Série: -
Autor: Maria Isabel Barreno, Maria Teresa Horta, Maria Velho da Costa
Data de Leitura: 11/07/2025 ⮞ 18/09/2025
Classificação: ⭐⭐⭐⭐⭐
Sinopse
«Reescrevendo, pois, as conhecidas cartas seiscentistas da freira portuguesa, Novas Cartas Portuguesas afirma-se como um libelo contra a ideologia vigente no período pré-25 de Abril (denunciando a guerra colonial, o sistema judicial, a emigração, a violência, a situação das mulheres), revestindo-se de uma invulgar originalidade e actualidade, do ponto de vista literário e social. Comprova-o o facto de poder ser hoje lido à luz das mais recentes teorias feministas (ou emergentes dos Estudos Feministas, como a teoria queer), uma vez que resiste à catalogação ao desmantelar as fronteiras entre os géneros narrativo, poético e epistolar, empurrando os limites até pontos de fusão.»
Ana Luísa Amaral in «Breve Introdução»
Minha review no GoodReads
O livro Novas Cartas Portuguesas foi publicado em 1972, em plena ditadura do Estado Novo (Salazar já tinha morrido em 1970, mas o regime continuava sob Marcelo Caetano). Era uma época marcada pela censura, pelo patriarcado e pela guerra colonial.
As mulheres viviam sob forte controlo moral, jurídico e social. Precisavam de autorização do marido para trabalhar ou viajar, eram discriminadas no trabalho e na educação, e os ideais de feminilidade passavam por submissão, maternidade e domesticidade. Ainda que algumas vozes já se fizessem ouvir, o feminismo, em Portugal, estava ainda muito silenciado.
As NCP foram “uma pedrada no charco”. A escrita a seis mãos — impossível saber quem escreveu o quê — fragmenta o discurso, desmonta tradições e dá corpo a vozes femininas que recusam ser silenciadas. Essa ousadia expôs de forma crua e poética a condição feminina, ao denunciar o machismo, a repressão sexual e a violência do regime. Tudo isto num registo frontal e provocatório, inédito neste “rectângulo à beira-mar plantado”.
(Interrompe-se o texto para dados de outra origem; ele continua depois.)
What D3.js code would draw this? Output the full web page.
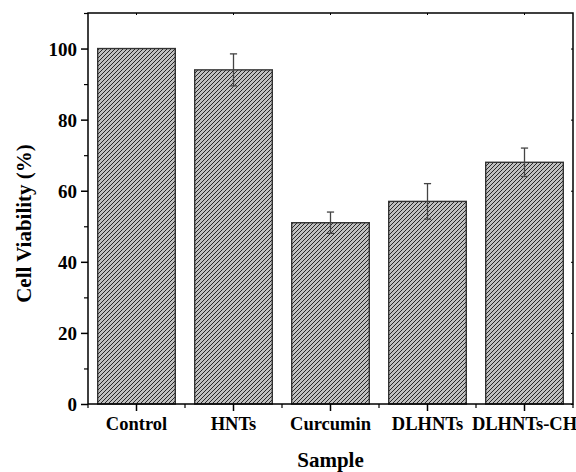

Obviamente que o livro foi imediatamente apreendido pela censura – 3 dias após o lançamento pelos Estúdios Cor, com Natália Correia na linha da frente - e as autoras foram acusadas de pornografia e atentado à moral pública. O caso ecoou pelo mundo e, com o apoio de algumas figuras como Simone de Beauvoir, Jean-Paul Sartre ou Marguerite Duras, tornou-se um símbolo internacional. O processo contra as Três Marias só foi concluído depois da Revolução dos Cravos.
Inspirado nas Cartas Portuguesas de Mariana Alcoforado, o livro recupera a voz da freira bejense do século XVII para a confrontar com a realidade do século XX. Entre cartas, poemas, ensaios e narrativas fragmentadas, as autoras denunciam a repressão do regime, a violência patriarcal e a guerra colonial. Falam de sexualidade, maternidade, violência doméstica, aborto, incesto, pobreza, emigração, exílio e censura, sempre com uma linguagem combativa e desafiadora.
Embora seja, sem dúvida, uma obra maior da literatura portuguesa e um marco no feminismo, Novas Cartas Portuguesas é também um livro exigente. A fragmentação, a multiplicidade de vozes e a densidade dos temas obrigam a uma leitura atenta e paciente. Não é uma obra feita para ser lida de um fôlego, nem para se “consumir” com leveza.
Percebi isso na minha própria experiência: houve momentos em que me senti perdida entre cartas, poemas e ensaios, sem saber bem de onde vinha a voz que lia, ou a que tempo e contexto pertenciam. Essa desorientação faz parte da proposta do livro, mas pode tornar-se dura para o leitor. A edição anotada ajuda muito, mas mesmo assim é preciso disponibilidade e entrega.
Ainda assim, acredito que essa dificuldade é também a sua força. É um livro que nos obriga a parar, a pensar, a sentir desconforto. Mais conhecido do que lido Novas Cartas Portuguesas continua a ser um desafio. Não é fácil, mas é necessário, e por isso mesmo continua vivo e actual.